# TASK TO CARRY OUT
Below, find each line holding "matplotlib" and state how many there are, using the number alone.

# RECORDED INFORMATION
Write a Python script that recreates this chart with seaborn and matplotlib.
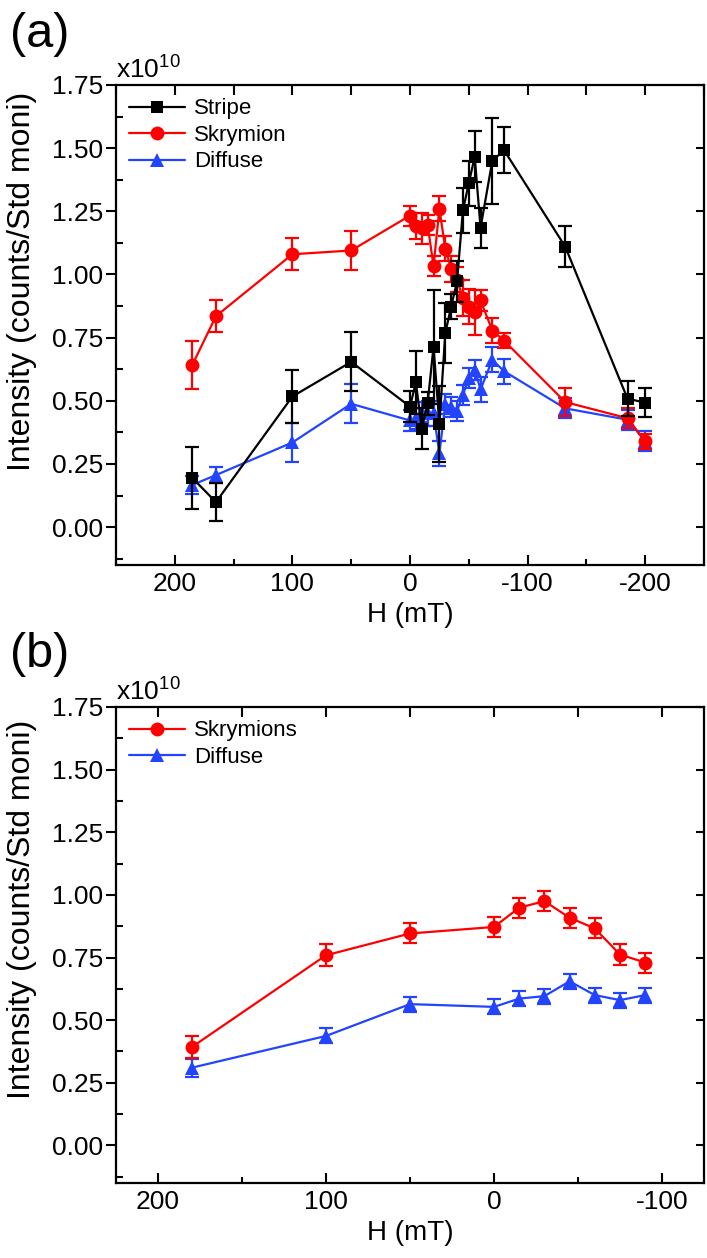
import matplotlib
matplotlib.use("Agg")
import matplotlib.pyplot as plt
import seaborn as sns
from matplotlib.ticker import MultipleLocator, FormatStrFormatter

# Panel (a): intensity (x1e10) vs field H (mT)
field_a = [185, 165, 100, 50, 0, -5, -10, -15, -20, -25, -30, -35, -40,
           -45, -50, -55, -60, -70, -80, -132, -185, -200]
stripe = [0.194, 0.099, 0.517, 0.654, 0.477, 0.573, 0.390, 0.490, 0.714, 0.407,
          0.768, 0.873, 0.973, 1.254, 1.361, 1.466, 1.185, 1.450, 1.492, 1.110,
          0.508, 0.493]
stripe_err = [0.123, 0.076, 0.106, 0.117, 0.06, 0.125, 0.08, 0.045, 0.225, 0.15,
              0.12, 0.05, 0.08, 0.09, 0.09, 0.10, 0.08, 0.17, 0.09, 0.08,
              0.07, 0.057]
skyrmion = [0.643, 0.835, 1.080, 1.095, 1.233, 1.192, 1.182, 1.197, 1.033, 1.260,
            1.102, 1.022, 0.980, 0.907, 0.872, 0.850, 0.897, 0.778, 0.738, 0.495,
            0.431, 0.339]
skyrmion_err = [0.095, 0.063, 0.063, 0.076, 0.04, 0.05, 0.06, 0.04, 0.04, 0.05,
                0.05, 0.05, 0.05, 0.07, 0.07, 0.09, 0.04, 0.05, 0.03, 0.055,
                0.04, 0.03]
diffuse = [0.167, 0.206, 0.335, 0.488, 0.422, 0.430, 0.455, 0.450, 0.450, 0.292,
           0.487, 0.475, 0.460, 0.523, 0.590, 0.623, 0.545, 0.662, 0.617, 0.470,
           0.425, 0.340]
diffuse_err = [0.037, 0.033, 0.076, 0.077, 0.04, 0.04, 0.04, 0.05, 0.05, 0.05,
               0.04, 0.04, 0.04, 0.04, 0.04, 0.04, 0.05, 0.05, 0.05, 0.04,
               0.04, 0.04]

# Panel (b)
field_b = [180, 100, 50, 0, -15, -30, -45, -60, -75, -90]
skyrmions_b = [0.392, 0.759, 0.846, 0.872, 0.949, 0.975, 0.909, 0.866, 0.762, 0.730]
skyrmions_b_err = [0.045, 0.043, 0.04, 0.04, 0.04, 0.04, 0.04, 0.04, 0.04, 0.04]
diffuse_b = [0.310, 0.437, 0.564, 0.553, 0.586, 0.596, 0.655, 0.600, 0.580, 0.600]
diffuse_b_err = [0.035, 0.03, 0.03, 0.03, 0.03, 0.03, 0.03, 0.03, 0.03, 0.03]

sns.set_theme(style="ticks")
plt.rcParams["font.family"] = ["Liberation Sans", "DejaVu Sans"]
plt.rcParams["mathtext.fontset"] = "custom"
plt.rcParams["mathtext.rm"] = "Liberation Sans"
plt.rcParams["axes.unicode_minus"] = False
for key in ["text.color", "axes.labelcolor", "xtick.color", "ytick.color",
            "axes.edgecolor"]:
    plt.rcParams[key] = "black"

BLACK, RED, BLUE = "#000000", "#ff0000", "#2244ff"

fig = plt.figure(figsize=(7.07, 12.58), dpi=100)
ax_a = fig.add_axes([116 / 707, 1 - 565 / 1258, 588 / 707, 480 / 1258])
ax_b = fig.add_axes([116 / 707, 1 - 1183 / 1258, 588 / 707, 476 / 1258])


def draw(ax, x, y, err, color, marker, ms, label, z):
    ax.errorbar(x, y, yerr=err, fmt="none", ecolor=color, elinewidth=1.6,
                capsize=4.8, capthick=1.6, zorder=z)
    sns.lineplot(x=x, y=y, ax=ax, color=color, marker=marker, markersize=ms,
                 markeredgecolor=color, markeredgewidth=0, linewidth=1.6,
                 label=label, zorder=z + 0.5, estimator=None, sort=False)


draw(ax_a, field_a, stripe, stripe_err, BLACK, "s", 9, "Stripe", 6)
draw(ax_a, field_a, skyrmion, skyrmion_err, RED, "o", 10, "Skrymion", 4)
draw(ax_a, field_a, diffuse, diffuse_err, BLUE, "^", 10, "Diffuse", 2)

draw(ax_b, field_b, skyrmions_b, skyrmions_b_err, RED, "o", 10, "Skrymions", 4)
draw(ax_b, field_b, diffuse_b, diffuse_b_err, BLUE, "^", 10, "Diffuse", 2)

for ax, xlim, lab, ytxt, ylab_pos in [(ax_a, (250, -250), "(a)", 12, 0.59),
                                      (ax_b, (225, -125), "(b)", 632, 0.575)]:
    ax.set_xlim(*xlim)
    ax.set_ylim(-0.15, 1.75)
    ax.xaxis.set_major_locator(MultipleLocator(100))
    ax.xaxis.set_minor_locator(MultipleLocator(50))
    ax.yaxis.set_major_locator(MultipleLocator(0.25))
    ax.yaxis.set_minor_locator(MultipleLocator(0.125))
    ax.yaxis.set_major_formatter(FormatStrFormatter("%.2f"))
    for s in ax.spines.values():
        s.set_linewidth(1.6)
    ax.tick_params(axis="x", which="major", direction="in", length=7.5, width=1.5,
                   labelsize=19, pad=5)
    ax.tick_params(axis="x", which="minor", direction="in", length=4, width=1.5)
    ax.tick_params(axis="y", which="major", direction="out", length=7, width=1.5,
                   labelsize=19, pad=2)
    ax.tick_params(axis="y", which="minor", direction="in", length=5, width=1.5)
    top = ax.secondary_xaxis("top")
    top.xaxis.set_major_locator(MultipleLocator(50))
    top.tick_params(direction="in", length=7, width=1.5, labeltop=False)
    right = ax.secondary_yaxis("right")
    right.yaxis.set_major_locator(MultipleLocator(0.25))
    right.tick_params(direction="in", length=6, width=1.5, labelright=False)
    ax.set_xlabel("H (mT)", fontsize=20, labelpad=4)
    ax.set_ylabel("Intensity (counts/Std moni)", fontsize=23)
    ax.yaxis.set_label_coords(-0.135, ylab_pos)
    ax.text(0.0, 1.005, r"x10$^{10}$", transform=ax.transAxes, fontsize=19,
            ha="left", va="bottom")
    ax.legend(loc="upper left", frameon=False, fontsize=16, handlelength=2.5,
              labelspacing=0.25, handletextpad=0.4, borderaxespad=0.3,
              borderpad=0.3)
    fig.text(10 / 707, 1 - ytxt / 1258, lab, fontsize=35, ha="left", va="top")

fig.savefig("out.png", dpi=100)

# RESULT BELOW
5